EWTN Choir • I feel the EWTN choir shown in that video is excellent! Personally, I would have taken the tempo a little faster—but Father Valentine always used to say: De gustibus non est disputandum (“About taste, let there be no dispute”).
1 The Editio Vaticana was given a ‘boost’ by the Second Vatican Council, which declared: “The typical edition of the books of Gregorian chant is to be completed.” The council fathers furthermore called for the preparation of “a more critical edition of those books already published.” The critical edition was started, but I don’t think it will ever be finished.

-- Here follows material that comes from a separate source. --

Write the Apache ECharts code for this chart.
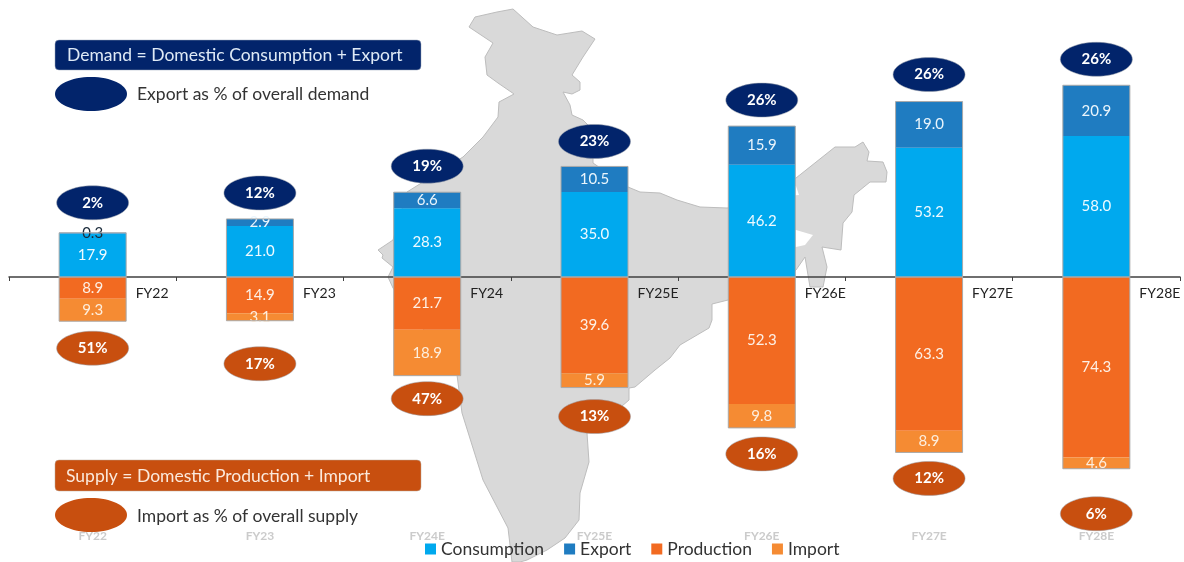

For one thing, Daniel Saulnier—when he was in charge of the PALEO at Solesmes—admitted to my teacher that even after fifty years (!) the critical edition was nowhere near completion. Moreover, there’s no need for a critical apparatus since we have the internet now. Thousands of Gregorian MSS have been placed online, making comparison simple as pie. (It would be foolish to blame the fathers of Vatican II for failing to realize the internet would be invented twenty years later.) Regarding the notion that the critical apparatus was supposed to replace the typical edition—a.k.a. the Editio Vaticana—I find that difficult to believe owing to the wording of Sacrosanctum Concilium. They don’t say the typical edition is to be replaced. Rather, they want the typical edition to be completed. If they intended for the critical apparatus to REPLACE the typical edition, they probably would have said something like: “The Editio Typica is to be deprecated—and should not be completed—because our intention is to create a new Editio Typica.” (But they didn’t say that.) In other words, it’s difficult to believe that the critical apparatus was meant to (eventually?) replace the typical edition. By the way, notice how the Second Vatican Council ordered the completion of the typical edition. That demonstrates the council fathers never intended a massive overhaul of the sacred liturgy.